It’s a little like that old familiar nursery rhyme. For whether or not the idea was indeed based upon the practice of some Native Americans to suspend their birch-bark cradles in trees, or it was instead a reference to the “tree top” or crow’s nest on British navy ships, it eventually found its way into Mother Goose’s Melody published in London in 1765.
And, based upon personal observation, I can confirm that “when the wind blows” the bough (cradle or not) will indeed break sometimes. Or at least that’s what happened to the large hackberry or celtis tree in our front yard. For following some brisk winds, one of its branches snapped this week, bringing a good part of its “deciduousness” down to the lawn.

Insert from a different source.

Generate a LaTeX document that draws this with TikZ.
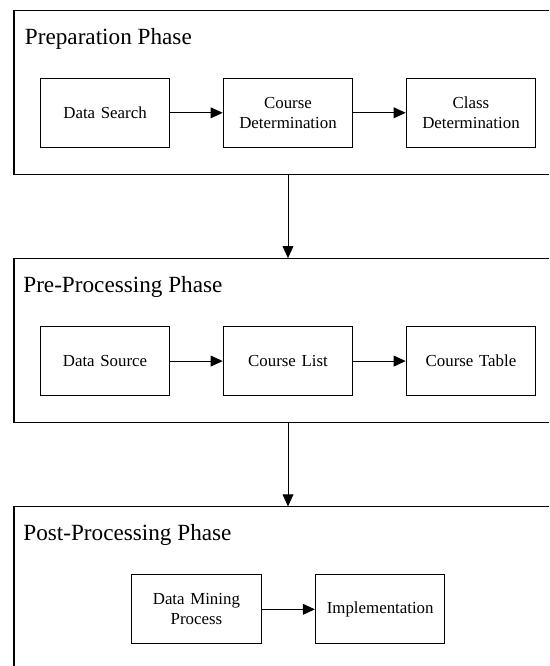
\documentclass[tikz,border=0pt]{standalone}
\usepackage{fontspec}
\setmainfont{Liberation Serif}
\usetikzlibrary{positioning}
\usetikzlibrary{arrows.meta}
\tikzstyle{phase} = [rectangle, draw=black, line width=0.75pt, minimum width=13.7cm, minimum height=4.1cm]
\tikzstyle{phasetitle} = [anchor=base west, inner sep=0pt, font=\fontsize{16.5}{19}\selectfont]
\tikzstyle{stepbox} = [rectangle, draw=black, line width=0.7pt, inner sep=2pt, minimum width=3.24cm, minimum height=1.73cm, text width=3.0cm, align=center, font=\fontsize{12}{14}\selectfont]
\tikzstyle{arrow} = [-{Triangle[length=3mm,width=2.7mm]}, line width=0.7pt]

\begin{document}
\begin{tikzpicture}[node distance=2.08cm]

  \clip (0,0) rectangle (13.725,-16.65);

  % phases
  \node[phase] (prep) at (7.2,-2.31) {};
  \node[phase, below=of prep] (pre) {};
  \node[phase, below=of pre] (post) {};

  \node[phasetitle] (preptitle) at ([xshift=0.28cm,yshift=-0.86cm]prep.north west) {Preparation Phase};
  \node[phasetitle] (pretitle) at ([xshift=0.24cm,yshift=-0.86cm]pre.north west) {Pre-Processing Phase};
  \node[phasetitle] (posttitle) at ([xshift=0.24cm,yshift=-0.86cm]post.north west) {Post-Processing Phase};

  % preparation
  \node[stepbox] (course) at ([yshift=-0.51cm]prep.center) {Course\\Determination};
  \node[stepbox, left=1.31cm of course] (search) {Data Search};
  \node[stepbox, right=1.31cm of course] (class) {Class\\Determination};

  % pre-processing
  \node[stepbox] (list) at ([yshift=-0.51cm]pre.center) {Course List};
  \node[stepbox, left=1.31cm of list] (source) {Data Source};
  \node[stepbox, right=1.31cm of list] (table) {Course Table};

  % post-processing
  \node[stepbox] (mining) at ([xshift=-2.29cm,yshift=-0.51cm]post.center) {Data Mining\\Process};
  \node[stepbox, right=1.33cm of mining] (impl) {Implementation};

  \draw[arrow] (search) -- (course);
  \draw[arrow] (course) -- (class);
  \draw[arrow] (source) -- (list);
  \draw[arrow] (list) -- (table);
  \draw[arrow] (mining) -- (impl);

  \draw[arrow] (prep) -- (pre);
  \draw[arrow] (pre) -- (post);

\end{tikzpicture}
\end{document}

To be sure, it’s perhaps not all that surprising for the tree is, after all, a part of the hemp or cannabaceae family which we might expect to be rather “laid back.” And admittedly, that tree has needed trimming for a good while. But I kept putting it off simply to avoid the cost and the hassle. In the end, though, the truth is that we can either trim the excesses of our lives or wait until someone else trims them for us, whether we’re ready for it or not.
Just before describing the messianic shoot of Jesse that was to come, in fact, the prophet Isaiah rather starkly suggested that God will “top off the boughs with great power,” felling the lofty trees and bringing low the tall ones (Isaiah 10.33.) And eight centuries later, St. Paul told the Romans that some of branches of God’s family tree were broken off not just to allow Gentiles like us to be grafted in, but because of their own unbelief. (Romans 11.17-24).
Most of all, smack dab in the middle of His final sermon to the disciples, Jesus proclaimed that our heavenly Father “cuts off every branch that bears no fruit, while every branch that does bear fruit He prunes so that it will be even more fruitful” (John 15.2). And just as a healthy hackberry is supposed to produce fruit (berries which the birds love, by the way), so too are you and I.
Perhaps this unplanned season we are in thus is a time of pruning, designed to cut away dead or overgrown branches to encourage the growth of better ones. For people don’t simply wander into holiness nor does it happen on its own. But times like these may give us the chance to trust God and intentionally try to become more like Christ, even if it does feel a little like we’re being chopped up!
Next time we get a good wind blowing, thus, take a look at both your trees and your life. And if there’s something that’s needs pruning or even cutting out, take the steps to do so now rather than put it off any longer.
Don’t say Mother Goose didn’t warn you.